# Data records:
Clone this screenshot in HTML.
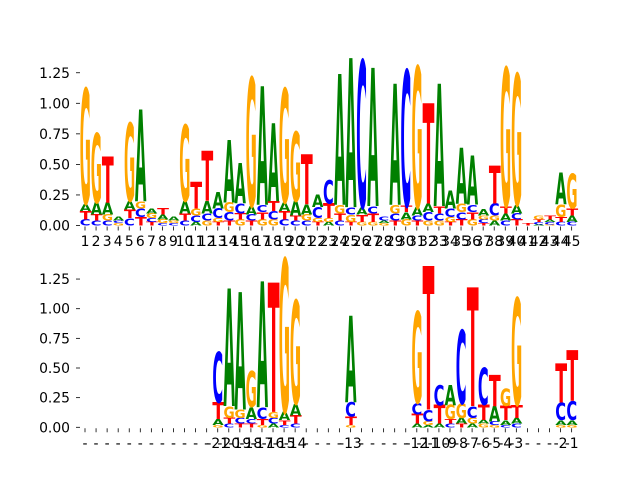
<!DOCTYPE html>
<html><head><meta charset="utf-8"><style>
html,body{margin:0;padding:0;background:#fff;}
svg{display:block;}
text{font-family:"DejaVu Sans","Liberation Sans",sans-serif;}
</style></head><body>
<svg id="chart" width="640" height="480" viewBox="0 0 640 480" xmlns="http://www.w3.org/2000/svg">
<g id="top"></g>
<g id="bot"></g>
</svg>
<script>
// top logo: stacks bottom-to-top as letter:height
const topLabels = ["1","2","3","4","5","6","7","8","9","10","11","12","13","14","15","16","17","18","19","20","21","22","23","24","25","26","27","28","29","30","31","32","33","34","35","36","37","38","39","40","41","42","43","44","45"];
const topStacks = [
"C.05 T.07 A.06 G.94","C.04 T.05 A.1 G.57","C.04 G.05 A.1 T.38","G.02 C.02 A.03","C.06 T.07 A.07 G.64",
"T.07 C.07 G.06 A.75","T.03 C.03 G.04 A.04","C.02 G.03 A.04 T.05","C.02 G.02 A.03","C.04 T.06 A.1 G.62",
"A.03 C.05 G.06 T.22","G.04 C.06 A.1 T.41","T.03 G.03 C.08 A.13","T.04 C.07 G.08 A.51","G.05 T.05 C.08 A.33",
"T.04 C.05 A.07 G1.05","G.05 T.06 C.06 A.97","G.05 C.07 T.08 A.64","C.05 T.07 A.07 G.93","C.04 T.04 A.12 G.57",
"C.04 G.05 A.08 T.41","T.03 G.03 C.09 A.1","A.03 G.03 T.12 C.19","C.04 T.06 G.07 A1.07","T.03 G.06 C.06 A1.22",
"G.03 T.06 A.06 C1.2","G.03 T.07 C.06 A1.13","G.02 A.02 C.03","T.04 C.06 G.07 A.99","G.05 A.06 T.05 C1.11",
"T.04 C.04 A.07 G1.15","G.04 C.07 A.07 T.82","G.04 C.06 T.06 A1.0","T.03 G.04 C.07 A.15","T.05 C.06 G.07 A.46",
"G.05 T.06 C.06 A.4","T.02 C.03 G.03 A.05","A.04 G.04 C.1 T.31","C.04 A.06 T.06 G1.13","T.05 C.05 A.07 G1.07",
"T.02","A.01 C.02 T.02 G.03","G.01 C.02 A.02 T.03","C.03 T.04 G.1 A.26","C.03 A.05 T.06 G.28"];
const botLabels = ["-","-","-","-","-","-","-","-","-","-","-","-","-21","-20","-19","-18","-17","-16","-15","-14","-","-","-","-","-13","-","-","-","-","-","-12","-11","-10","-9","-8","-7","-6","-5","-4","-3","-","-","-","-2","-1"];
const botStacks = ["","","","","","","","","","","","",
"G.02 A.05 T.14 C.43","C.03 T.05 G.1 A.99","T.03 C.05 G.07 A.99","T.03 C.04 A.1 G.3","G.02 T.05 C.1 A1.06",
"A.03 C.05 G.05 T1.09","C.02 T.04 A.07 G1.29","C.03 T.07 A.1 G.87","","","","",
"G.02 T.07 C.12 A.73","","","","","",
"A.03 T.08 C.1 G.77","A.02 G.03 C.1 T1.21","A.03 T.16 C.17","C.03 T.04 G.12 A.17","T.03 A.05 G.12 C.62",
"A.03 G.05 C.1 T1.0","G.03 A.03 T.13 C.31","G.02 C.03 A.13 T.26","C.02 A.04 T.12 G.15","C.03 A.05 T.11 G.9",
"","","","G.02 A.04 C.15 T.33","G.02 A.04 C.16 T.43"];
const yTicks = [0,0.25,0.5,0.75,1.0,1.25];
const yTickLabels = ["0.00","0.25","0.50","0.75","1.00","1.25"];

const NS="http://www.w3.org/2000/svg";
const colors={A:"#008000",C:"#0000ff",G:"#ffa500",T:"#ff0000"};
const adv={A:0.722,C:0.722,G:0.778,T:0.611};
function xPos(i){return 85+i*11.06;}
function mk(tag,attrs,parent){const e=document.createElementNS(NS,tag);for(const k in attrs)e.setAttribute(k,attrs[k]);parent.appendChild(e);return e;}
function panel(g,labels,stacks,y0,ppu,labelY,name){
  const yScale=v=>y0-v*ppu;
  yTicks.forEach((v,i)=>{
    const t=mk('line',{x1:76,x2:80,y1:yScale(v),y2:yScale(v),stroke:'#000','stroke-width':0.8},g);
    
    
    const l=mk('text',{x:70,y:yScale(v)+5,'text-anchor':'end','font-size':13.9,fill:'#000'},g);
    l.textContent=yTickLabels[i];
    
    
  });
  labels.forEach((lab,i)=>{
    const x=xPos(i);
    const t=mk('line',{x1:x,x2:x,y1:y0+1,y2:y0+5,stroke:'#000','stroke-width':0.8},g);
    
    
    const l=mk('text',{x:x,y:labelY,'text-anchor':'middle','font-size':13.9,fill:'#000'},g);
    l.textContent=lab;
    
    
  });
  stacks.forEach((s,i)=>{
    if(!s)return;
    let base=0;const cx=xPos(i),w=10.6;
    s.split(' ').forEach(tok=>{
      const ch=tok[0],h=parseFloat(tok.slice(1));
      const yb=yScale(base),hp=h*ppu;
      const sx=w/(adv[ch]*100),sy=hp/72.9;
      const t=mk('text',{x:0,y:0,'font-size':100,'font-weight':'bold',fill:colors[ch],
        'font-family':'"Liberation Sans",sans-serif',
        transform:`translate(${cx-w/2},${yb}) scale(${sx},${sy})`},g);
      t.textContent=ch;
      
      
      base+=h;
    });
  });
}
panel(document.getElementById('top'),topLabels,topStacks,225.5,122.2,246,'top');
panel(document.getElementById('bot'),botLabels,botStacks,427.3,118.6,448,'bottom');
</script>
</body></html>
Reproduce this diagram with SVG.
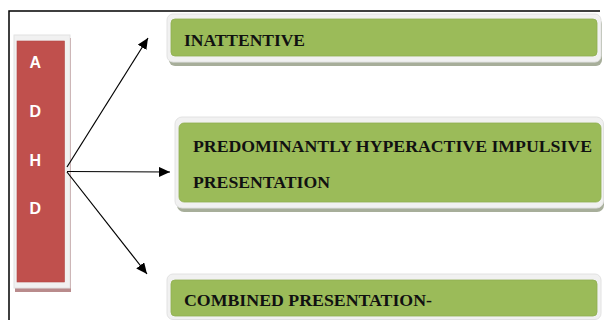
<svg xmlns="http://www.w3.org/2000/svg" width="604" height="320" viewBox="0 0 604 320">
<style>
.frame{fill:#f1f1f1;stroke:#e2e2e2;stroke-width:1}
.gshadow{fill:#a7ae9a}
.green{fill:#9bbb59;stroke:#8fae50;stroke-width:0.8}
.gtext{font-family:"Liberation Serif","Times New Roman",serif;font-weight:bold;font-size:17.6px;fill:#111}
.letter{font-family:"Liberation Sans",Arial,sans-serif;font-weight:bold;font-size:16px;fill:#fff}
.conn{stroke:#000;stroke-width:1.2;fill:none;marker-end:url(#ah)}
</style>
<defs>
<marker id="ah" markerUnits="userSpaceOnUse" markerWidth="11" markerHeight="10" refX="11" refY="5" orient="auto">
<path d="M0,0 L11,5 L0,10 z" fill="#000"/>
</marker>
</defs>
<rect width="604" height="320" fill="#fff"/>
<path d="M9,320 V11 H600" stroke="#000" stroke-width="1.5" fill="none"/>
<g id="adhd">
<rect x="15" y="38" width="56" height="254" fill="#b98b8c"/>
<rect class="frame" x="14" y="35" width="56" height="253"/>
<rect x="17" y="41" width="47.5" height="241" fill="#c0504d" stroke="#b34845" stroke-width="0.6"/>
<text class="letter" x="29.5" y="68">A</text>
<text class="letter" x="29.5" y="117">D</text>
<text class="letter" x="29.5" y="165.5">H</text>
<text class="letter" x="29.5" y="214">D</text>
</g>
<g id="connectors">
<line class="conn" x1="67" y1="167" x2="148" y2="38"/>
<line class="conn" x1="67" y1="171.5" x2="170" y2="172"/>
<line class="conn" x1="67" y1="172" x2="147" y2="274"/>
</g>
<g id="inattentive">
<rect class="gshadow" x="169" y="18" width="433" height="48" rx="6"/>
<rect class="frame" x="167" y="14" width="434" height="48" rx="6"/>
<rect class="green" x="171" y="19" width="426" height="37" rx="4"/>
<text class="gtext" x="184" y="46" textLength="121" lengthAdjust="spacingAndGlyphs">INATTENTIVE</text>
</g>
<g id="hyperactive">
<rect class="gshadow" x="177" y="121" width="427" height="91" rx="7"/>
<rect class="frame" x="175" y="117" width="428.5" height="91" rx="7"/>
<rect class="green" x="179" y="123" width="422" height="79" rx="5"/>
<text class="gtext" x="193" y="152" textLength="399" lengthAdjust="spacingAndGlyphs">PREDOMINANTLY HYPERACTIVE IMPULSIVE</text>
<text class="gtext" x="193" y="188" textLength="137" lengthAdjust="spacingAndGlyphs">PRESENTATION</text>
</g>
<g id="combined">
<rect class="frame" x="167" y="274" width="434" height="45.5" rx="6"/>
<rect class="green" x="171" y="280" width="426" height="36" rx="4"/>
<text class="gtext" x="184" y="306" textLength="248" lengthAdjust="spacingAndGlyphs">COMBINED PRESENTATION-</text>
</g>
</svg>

# Short exercise:
Exactly how many lines in the data above contain the word "this"? Respond with the number and nothing more.

# Final result:
2